Transportation Committee members voted 6-1 one in favor of increasing the minimum for auto insurance coverage.
The bill's author Sen. Kate Brophy McGee said she is worried minimums have not kept up with inflation over four decades.
Currently, the law allows liability coverage caps as low as $15,000 for a single person injured in a wreck, $30,000 if there are more people hurt in the same vehicle, and $10,000 for property damages.
McGee wants those numbers bumped up by $10,000 to $20,000 to adequately cover the cost of a serious collision, especially for those who are financially vulnerable.
"Individuals who live from paycheck to paycheck and, when involved in an accident by a person with the minimum, limits are not made whole," McGee explained to her colleagues.
But Republican Sen. David Farnsworth warned raising the legal minimum could increase insurance payments and some drivers to forgo buying coverage at all.

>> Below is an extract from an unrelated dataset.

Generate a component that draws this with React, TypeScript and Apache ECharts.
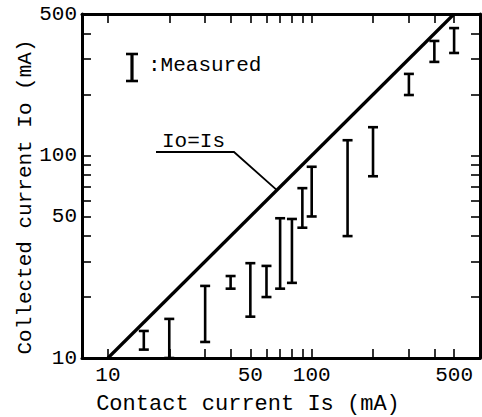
import React, { useEffect, useRef } from "react";
import * as echarts from "echarts";

// ---- data (mA) ----
const contactCurrent = [15, 20, 30, 40, 50, 60, 70, 80, 90, 100, 150, 200, 300, 400, 500];
const collectedLow = [11, 10, 12, 22, 16, 20, 22, 23.5, 44, 50, 40, 79, 199, 290, 321];
const collectedHigh = [13.6, 15.6, 22.7, 25.4, 29.4, 28.5, 49, 48.6, 69, 88, 119, 138, 253, 368, 426];
const idealLine = [10, 500];
const xTickValues = [10, 20, 30, 40, 50, 60, 70, 80, 90, 100, 200, 300, 400, 500];
const yTickValues = [20, 30, 40, 50, 60, 70, 80, 90, 100, 200, 300, 400];
const xLabelValues = [10, 50, 100, 500];
const yLabelValues = [10, 50, 100, 500];
const xRange = [7.46, 670];
const yRange = [10, 500];
const leaderAt = 67.5;

const lg = (v: number) => Math.log10(v);
const FONT = "Liberation Mono";

export default function App() {
  const ref = useRef<HTMLDivElement>(null);
  useEffect(() => {
    if (!ref.current) return;
    const chart = echarts.init(ref.current, null, { renderer: "svg" });
    const fmt = (v: number) => String(Math.round(Math.pow(10, v)));
    const tickStyle = { color: "#000", width: 1.6 };
    const axisLine = { show: true, lineStyle: { color: "#000", width: 3 } };
    const barData = contactCurrent.map((x, i) => [lg(x), lg(collectedLow[i]), lg(collectedHigh[i])]);
    chart.setOption({
      animation: false,
      backgroundColor: "#fff",
      grid: { left: 82, top: 14, width: 398, height: 344 },
      xAxis: [
        {
          type: "value",
          min: lg(xRange[0]),
          max: lg(xRange[1]),
          position: "bottom",
          axisLine,
          splitLine: { show: false },
          axisTick: { show: true, inside: true, length: 9, lineStyle: tickStyle, customValues: xTickValues.map(lg) },
          axisLabel: {
            show: true,
            customValues: xLabelValues.map(lg),
            formatter: fmt,
            margin: 7,
            color: "#000",
            fontFamily: FONT,
            fontSize: 21,
          },
        },
        {
          type: "value",
          min: lg(xRange[0]),
          max: lg(xRange[1]),
          position: "top",
          axisLine,
          splitLine: { show: false },
          axisTick: { show: true, inside: true, length: 9, lineStyle: tickStyle, customValues: xTickValues.map(lg) },
          axisLabel: { show: false },
        },
      ],
      yAxis: [
        {
          type: "value",
          min: lg(yRange[0]),
          max: lg(yRange[1]),
          position: "left",
          axisLine,
          splitLine: { show: false },
          axisTick: { show: true, inside: true, length: 9, lineStyle: tickStyle, customValues: yTickValues.map(lg) },
          axisLabel: {
            show: true,
            customValues: yLabelValues.map(lg),
            formatter: fmt,
            margin: 5,
            color: "#000",
            fontFamily: FONT,
            fontSize: 21,
          },
        },
        {
          type: "value",
          min: lg(yRange[0]),
          max: lg(yRange[1]),
          position: "right",
          axisLine,
          splitLine: { show: false },
          axisTick: { show: true, inside: true, length: 9, lineStyle: tickStyle, customValues: yTickValues.map(lg) },
          axisLabel: { show: false },
        },
      ],
      series: [
        {
          name: "Io=Is",
          type: "line",
          xAxisIndex: 0,
          yAxisIndex: 0,
          data: idealLine.map((v) => [lg(v), lg(v)]),
          showSymbol: false,
          symbol: "none",
          lineStyle: { color: "#000", width: 3.2 },
          silent: true,
        },
        {
          name: "Measured",
          type: "custom",
          xAxisIndex: 0,
          yAxisIndex: 0,
          data: barData,
          renderItem: (params: any, api: any) => {
            const x = api.value(0);
            const p1 = api.coord([x, api.value(1)]);
            const p2 = api.coord([x, api.value(2)]);
            const hw = 5;
            const style = { stroke: "#000", lineWidth: 2.6 };
            return {
              type: "group",
              children: [
                { type: "line", shape: { x1: p1[0], y1: p1[1], x2: p2[0], y2: p2[1] }, style },
                { type: "line", shape: { x1: p1[0] - hw, y1: p1[1], x2: p1[0] + hw, y2: p1[1] }, style },
                { type: "line", shape: { x1: p2[0] - hw, y1: p2[1], x2: p2[0] + hw, y2: p2[1] }, style },
              ],
            };
          },
        },
      ],
    });
    const end = chart.convertToPixel({ seriesIndex: 0 }, [lg(leaderAt), lg(leaderAt)]) as number[];
    chart.setOption({
      graphic: [
        {
          type: "text",
          style: {
            text: "Contact current Is (mA)",
            x: 248,
            y: 404,
            align: "center",
            verticalAlign: "middle",
            fill: "#000",
            font: `22px "${FONT}"`,
          },
        },
        {
          type: "text",
          rotation: Math.PI / 2,
          x: 25,
          y: 197,
          style: {
            text: "Collected current Io (mA)",
            x: 0,
            y: 0,
            align: "center",
            verticalAlign: "middle",
            fill: "#000",
            font: `21px "${FONT}"`,
          },
        },
        {
          type: "group",
          children: [
            { type: "line", shape: { x1: 132, y1: 54, x2: 132, y2: 81 }, style: { stroke: "#000", lineWidth: 3.2 } },
            { type: "line", shape: { x1: 126, y1: 54, x2: 138, y2: 54 }, style: { stroke: "#000", lineWidth: 2.6 } },
            { type: "line", shape: { x1: 126, y1: 81, x2: 138, y2: 81 }, style: { stroke: "#000", lineWidth: 2.6 } },
          ],
        },
        {
          type: "text",
          style: {
            text: ":Measured",
            x: 148,
            y: 65,
            align: "left",
            verticalAlign: "middle",
            fill: "#000",
            font: `21px "${FONT}"`,
          },
        },
        {
          type: "text",
          style: {
            text: "Io=Is",
            x: 162,
            y: 141,
            align: "left",
            verticalAlign: "middle",
            fill: "#000",
            font: `21px "${FONT}"`,
          },
        },
        {
          type: "polyline",
          shape: { points: [[156, 152], [234, 152], [end[0], end[1]]] },
          style: { stroke: "#000", lineWidth: 1.8, fill: "none" },
        },
      ],
    });
    return () => chart.dispose();
  }, []);
  return (
    <div
      ref={ref}
      style={{ position: "absolute", left: 0, top: 0, width: 482, height: 417, background: "#fff" }}
    />
  );
}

"There are a lot of folks live paycheck to paycheck,'' he said."There are people out there right now that are faced with either a permanent or probably temporary situation where they have to choose between paying the electric bill or paying their mandatory insurance.''
But an attorney who testified before the committee reminded the group when everyone buys higher insurance, premiums should theoretically drop for underinsured motorists.